WHAT IS EXPECTED :: Your task is to filter the data below down to the lines holding "chart".

DATA SHOWN ::
***

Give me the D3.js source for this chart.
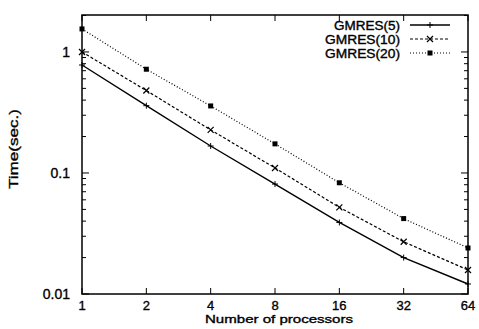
<!DOCTYPE html>
<html>
<head>
<meta charset="utf-8">
<script src="https://cdn.jsdelivr.net/npm/d3@7"></script>
<style>
  body { margin: 0; background: #fff; }
  svg { font-family: "Liberation Sans", Arial, sans-serif; }
  text { fill: #000; stroke: #000; stroke-width: 0.35; }
</style>
</head>
<body>
<div id="chart"></div>
<script>
const processors = [1, 2, 4, 8, 16, 32, 64];
const gmres5 = [0.78, 0.36, 0.167, 0.081, 0.039, 0.020, 0.0121];
const gmres10 = [1.0, 0.48, 0.227, 0.110, 0.052, 0.027, 0.0158];
const gmres20 = [1.55, 0.72, 0.358, 0.174, 0.083, 0.042, 0.024];
const yTicks = [0.01, 0.1, 1];
const seriesNames = ['GMRES(5)', 'GMRES(10)', 'GMRES(20)'];

const series = [
  { name: seriesNames[0], values: gmres5, dash: null, marker: 'plus' },
  { name: seriesNames[1], values: gmres10, dash: '3,2', marker: 'cross' },
  { name: seriesNames[2], values: gmres20, dash: '1,2', marker: 'square' }
];

const W = 479, H = 329;
const margin = { top: 15, right: 11, bottom: 35, left: 82 };
const width = W - margin.left - margin.right;
const height = H - margin.top - margin.bottom;

const svg = d3.select('#chart').append('svg')
  .attr('width', W).attr('height', H);
const g = svg.append('g').attr('transform', `translate(${margin.left},${margin.top})`);

const x = d3.scaleLog().base(2).domain([1, 64]).range([0, width]);
const y = d3.scaleLog().domain([0.01, 2.02]).range([height, 0]);

// minor ticks on y (inside, both sides)
const minor = [];
for (let e = -2; e <= 0; e++) for (let m = 1; m <= 9; m++) {
  const v = m * Math.pow(10, e);
  if (v <= 2.02) minor.push(v);
}
minor.forEach(v => {
  const major = yTicks.includes(v);
  const len = major ? 7 : 4;
  g.append('line').attr('x1', 0).attr('x2', len).attr('y1', y(v)).attr('y2', y(v))
    .attr('stroke', '#000').attr('stroke-width', 1);
  g.append('line').attr('x1', width).attr('x2', width - len).attr('y1', y(v)).attr('y2', y(v))
    .attr('stroke', '#000').attr('stroke-width', 1);
});
processors.forEach(p => {
  g.append('line').attr('x1', x(p)).attr('x2', x(p)).attr('y1', height).attr('y2', height - 6)
    .attr('stroke', '#000');
  g.append('line').attr('x1', x(p)).attr('x2', x(p)).attr('y1', 0).attr('y2', 6)
    .attr('stroke', '#000');
});

// frame
g.append('rect').attr('width', width).attr('height', height)
  .attr('fill', 'none').attr('stroke', '#000').attr('stroke-width', 1.5);

// tick labels
g.selectAll('.xl').data(processors).enter().append('text')
  .attr('x', d => x(d)).attr('y', height + 16)
  .attr('text-anchor', 'middle').attr('font-size', 13)
  .text(d => d);
g.selectAll('.yl').data(yTicks).enter().append('text')
  .attr('x', -12).attr('y', d => y(d) + 5)
  .attr('text-anchor', 'end').attr('font-size', 14)
  .text(d => d);

// axis titles
svg.append('text').attr('x', 279).attr('y', H - 6)
  .attr('text-anchor', 'middle').attr('font-size', 11.5)
  .attr('textLength', 148).attr('lengthAdjust', 'spacingAndGlyphs')
  .text('Number of processors');
svg.append('text').attr('transform', `translate(18,149) rotate(-90)`)
  .attr('text-anchor', 'middle').attr('font-size', 13.5)
  .attr('textLength', 80).attr('lengthAdjust', 'spacingAndGlyphs')
  .text('Time(sec.)');

const line = d3.line().x((d, i) => x(processors[i])).y(d => y(d));

function drawMarker(sel, type, cx, cy) {
  if (type === 'plus') {
    sel.append('path').attr('d', `M${cx - 3},${cy}H${cx + 3}M${cx},${cy - 3}V${cy + 3}`)
      .attr('stroke', '#000').attr('stroke-width', 1);
  } else if (type === 'cross') {
    sel.append('path').attr('d', `M${cx - 3},${cy - 3}L${cx + 3},${cy + 3}M${cx - 3},${cy + 3}L${cx + 3},${cy - 3}`)
      .attr('stroke', '#000').attr('stroke-width', 1.2);
  } else {
    sel.append('rect').attr('x', cx - 2.5).attr('y', cy - 2.5).attr('width', 5).attr('height', 5)
      .attr('fill', '#000');
  }
}

series.forEach(s => {
  g.append('path').datum(s.values)
    .attr('d', line).attr('fill', 'none').attr('stroke', '#000')
    .attr('stroke-width', s.dash ? 1.2 : 1.4)
    .attr('stroke-dasharray', s.dash);
  s.values.forEach((v, i) => drawMarker(g, s.marker, x(processors[i]), y(v)));
});

// legend
const legendWidths = [66, 75, 75];
const legend = g.append('g');
series.forEach((s, i) => {
  const ly = 10 + i * 14;
  legend.append('text').attr('x', 318).attr('y', ly + 4.5)
    .attr('text-anchor', 'end').attr('font-size', 12)
    .attr('textLength', legendWidths[i]).attr('lengthAdjust', 'spacingAndGlyphs')
    .text(s.name);
  legend.append('line').attr('x1', 328).attr('x2', 368).attr('y1', ly).attr('y2', ly)
    .attr('stroke', '#000').attr('stroke-width', s.dash ? 1.2 : 1.4)
    .attr('stroke-dasharray', s.dash);
  drawMarker(legend, s.marker, 348, ly);
});
</script>
</body>
</html>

***

COMPLETE ANSWER ::
Give me the D3.js source for this chart.
<div id="chart"></div>
const svg = d3.select('#chart').append('svg')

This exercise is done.